Attorney Dr. Martine Rothblatt filed a motion for a preliminary injunction to prevent a corporation from disconnecting an intelligent computer in a mock trial at the International Bar Association conference in San Francisco, Sept. 16, 2003. The issue could arise in a real court within the next few decades, as computers achieve or exceed the information processing capability of the human mind and the boundary between human and machine becomes increasingly blurred.
Many people disagree about whether or not conscious machines will arise. I think they will, though they won't be like humans. (We conquered flight, but airplanes don't work exactly like birds – I think consciousness may turn out the same way) I am not so much worried about the legal issues involved in whether or not machines have rights. I am concerned about the outcry when the robots begin to replace housekeepers, clerks, security guards, and other low wage jobs.

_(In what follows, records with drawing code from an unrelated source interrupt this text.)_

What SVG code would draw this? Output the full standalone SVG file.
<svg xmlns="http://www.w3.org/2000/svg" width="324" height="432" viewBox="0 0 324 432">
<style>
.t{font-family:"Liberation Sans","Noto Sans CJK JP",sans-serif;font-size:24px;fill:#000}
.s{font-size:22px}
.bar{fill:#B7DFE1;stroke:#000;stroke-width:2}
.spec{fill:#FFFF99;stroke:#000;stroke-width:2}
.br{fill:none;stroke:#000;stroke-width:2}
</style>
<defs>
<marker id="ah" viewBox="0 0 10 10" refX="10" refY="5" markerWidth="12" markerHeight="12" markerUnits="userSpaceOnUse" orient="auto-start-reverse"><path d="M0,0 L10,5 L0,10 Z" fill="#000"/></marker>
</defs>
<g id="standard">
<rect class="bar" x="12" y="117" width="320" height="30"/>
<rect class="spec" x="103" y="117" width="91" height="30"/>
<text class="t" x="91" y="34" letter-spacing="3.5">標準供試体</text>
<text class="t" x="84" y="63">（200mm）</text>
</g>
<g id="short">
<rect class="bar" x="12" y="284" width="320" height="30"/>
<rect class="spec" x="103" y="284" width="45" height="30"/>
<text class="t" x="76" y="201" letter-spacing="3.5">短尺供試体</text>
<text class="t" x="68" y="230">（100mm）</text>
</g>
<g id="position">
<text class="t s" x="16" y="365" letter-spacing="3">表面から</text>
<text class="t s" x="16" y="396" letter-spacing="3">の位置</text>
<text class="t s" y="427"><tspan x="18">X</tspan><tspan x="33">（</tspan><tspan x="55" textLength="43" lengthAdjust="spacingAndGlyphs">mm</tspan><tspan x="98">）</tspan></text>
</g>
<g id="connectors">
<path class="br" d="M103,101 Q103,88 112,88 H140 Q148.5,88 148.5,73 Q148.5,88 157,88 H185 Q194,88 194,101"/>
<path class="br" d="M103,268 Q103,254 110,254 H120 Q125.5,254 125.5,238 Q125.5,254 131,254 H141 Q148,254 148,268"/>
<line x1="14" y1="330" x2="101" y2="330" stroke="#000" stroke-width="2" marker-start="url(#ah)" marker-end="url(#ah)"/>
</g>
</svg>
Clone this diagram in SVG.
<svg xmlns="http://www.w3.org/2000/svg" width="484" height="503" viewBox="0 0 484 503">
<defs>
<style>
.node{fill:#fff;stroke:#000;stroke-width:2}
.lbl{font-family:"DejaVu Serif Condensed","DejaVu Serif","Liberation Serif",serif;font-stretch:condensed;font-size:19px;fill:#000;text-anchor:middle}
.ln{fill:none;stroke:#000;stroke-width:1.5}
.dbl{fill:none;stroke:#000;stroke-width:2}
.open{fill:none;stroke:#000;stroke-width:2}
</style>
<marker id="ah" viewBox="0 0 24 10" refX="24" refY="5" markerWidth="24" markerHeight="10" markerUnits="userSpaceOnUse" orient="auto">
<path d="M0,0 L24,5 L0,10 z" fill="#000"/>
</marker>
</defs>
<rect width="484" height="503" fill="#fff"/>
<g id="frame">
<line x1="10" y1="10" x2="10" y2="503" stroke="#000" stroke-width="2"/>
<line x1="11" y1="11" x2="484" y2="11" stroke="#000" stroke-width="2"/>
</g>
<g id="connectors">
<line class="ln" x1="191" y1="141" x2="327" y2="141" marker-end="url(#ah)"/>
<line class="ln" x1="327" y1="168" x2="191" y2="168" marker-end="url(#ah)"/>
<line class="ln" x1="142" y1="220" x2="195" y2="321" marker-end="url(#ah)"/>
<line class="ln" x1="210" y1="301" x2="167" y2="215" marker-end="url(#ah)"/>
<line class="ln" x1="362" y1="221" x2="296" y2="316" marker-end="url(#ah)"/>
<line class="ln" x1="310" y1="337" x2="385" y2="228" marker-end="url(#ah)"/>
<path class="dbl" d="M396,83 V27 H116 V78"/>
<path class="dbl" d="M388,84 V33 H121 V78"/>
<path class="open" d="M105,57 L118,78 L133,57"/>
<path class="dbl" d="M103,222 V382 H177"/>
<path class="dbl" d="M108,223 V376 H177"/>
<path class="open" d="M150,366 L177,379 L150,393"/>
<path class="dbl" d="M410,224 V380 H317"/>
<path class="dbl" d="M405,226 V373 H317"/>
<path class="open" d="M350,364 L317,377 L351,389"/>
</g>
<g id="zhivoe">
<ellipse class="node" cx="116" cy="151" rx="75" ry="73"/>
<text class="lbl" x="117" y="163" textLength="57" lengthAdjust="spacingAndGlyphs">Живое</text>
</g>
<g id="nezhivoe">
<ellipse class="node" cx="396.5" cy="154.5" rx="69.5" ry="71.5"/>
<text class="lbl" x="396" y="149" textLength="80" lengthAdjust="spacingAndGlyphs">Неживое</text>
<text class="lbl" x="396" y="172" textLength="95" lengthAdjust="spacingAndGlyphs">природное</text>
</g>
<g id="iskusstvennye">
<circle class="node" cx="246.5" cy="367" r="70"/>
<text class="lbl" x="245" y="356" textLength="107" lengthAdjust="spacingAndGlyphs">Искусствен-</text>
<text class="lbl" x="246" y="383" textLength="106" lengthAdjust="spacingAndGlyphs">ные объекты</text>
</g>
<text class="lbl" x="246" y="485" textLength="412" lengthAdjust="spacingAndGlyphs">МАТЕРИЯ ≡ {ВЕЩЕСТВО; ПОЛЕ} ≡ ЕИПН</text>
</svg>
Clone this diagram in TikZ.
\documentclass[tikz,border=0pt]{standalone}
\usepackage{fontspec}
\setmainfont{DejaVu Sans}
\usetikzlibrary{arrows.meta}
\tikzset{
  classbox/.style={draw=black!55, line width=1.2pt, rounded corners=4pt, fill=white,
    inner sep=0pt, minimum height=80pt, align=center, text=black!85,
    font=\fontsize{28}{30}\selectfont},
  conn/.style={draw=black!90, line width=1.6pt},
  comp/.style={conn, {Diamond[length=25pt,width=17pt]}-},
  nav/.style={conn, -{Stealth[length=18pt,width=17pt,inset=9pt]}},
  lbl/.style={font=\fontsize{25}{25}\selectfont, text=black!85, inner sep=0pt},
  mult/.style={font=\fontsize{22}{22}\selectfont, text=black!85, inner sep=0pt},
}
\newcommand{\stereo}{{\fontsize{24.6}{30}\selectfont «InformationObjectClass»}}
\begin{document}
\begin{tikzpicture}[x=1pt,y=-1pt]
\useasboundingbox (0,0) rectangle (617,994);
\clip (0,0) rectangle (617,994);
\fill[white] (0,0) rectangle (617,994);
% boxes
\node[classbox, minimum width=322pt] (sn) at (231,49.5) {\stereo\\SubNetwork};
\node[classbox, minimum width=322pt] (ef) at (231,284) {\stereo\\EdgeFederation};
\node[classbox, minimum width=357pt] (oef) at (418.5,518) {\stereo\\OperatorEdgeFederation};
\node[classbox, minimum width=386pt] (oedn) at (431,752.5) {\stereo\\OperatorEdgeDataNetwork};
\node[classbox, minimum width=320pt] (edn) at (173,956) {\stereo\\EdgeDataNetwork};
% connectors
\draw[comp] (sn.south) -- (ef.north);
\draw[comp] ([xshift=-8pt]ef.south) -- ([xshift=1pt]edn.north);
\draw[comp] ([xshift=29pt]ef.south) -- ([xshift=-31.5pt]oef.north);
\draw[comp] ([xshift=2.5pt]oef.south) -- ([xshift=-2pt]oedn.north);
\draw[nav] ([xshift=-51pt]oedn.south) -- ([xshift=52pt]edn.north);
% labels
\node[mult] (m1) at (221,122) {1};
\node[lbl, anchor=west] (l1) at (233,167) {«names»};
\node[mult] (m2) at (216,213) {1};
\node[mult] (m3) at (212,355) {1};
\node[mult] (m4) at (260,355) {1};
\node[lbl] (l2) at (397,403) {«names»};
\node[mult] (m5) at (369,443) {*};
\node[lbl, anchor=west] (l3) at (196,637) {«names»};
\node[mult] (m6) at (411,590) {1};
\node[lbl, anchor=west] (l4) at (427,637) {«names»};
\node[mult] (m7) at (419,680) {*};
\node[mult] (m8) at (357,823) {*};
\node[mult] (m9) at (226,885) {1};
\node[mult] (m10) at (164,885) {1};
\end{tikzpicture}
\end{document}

Rodney Brooks of MIT's AI Lab thinks robots will never surpass humans totally, because we will upgrade ourselves with neurochips to stay one step ahead. But the poor will not have access to such chips, and will be the first to be rendered useless to society (from an economic perspective). I think this dilemma is a perfect example of why future business leaders need to study more than just accounting, finance and marketing. People sometimes say that philosophy, ethics and psychology aren't necessary in this day and age, but I think we need them more than ever.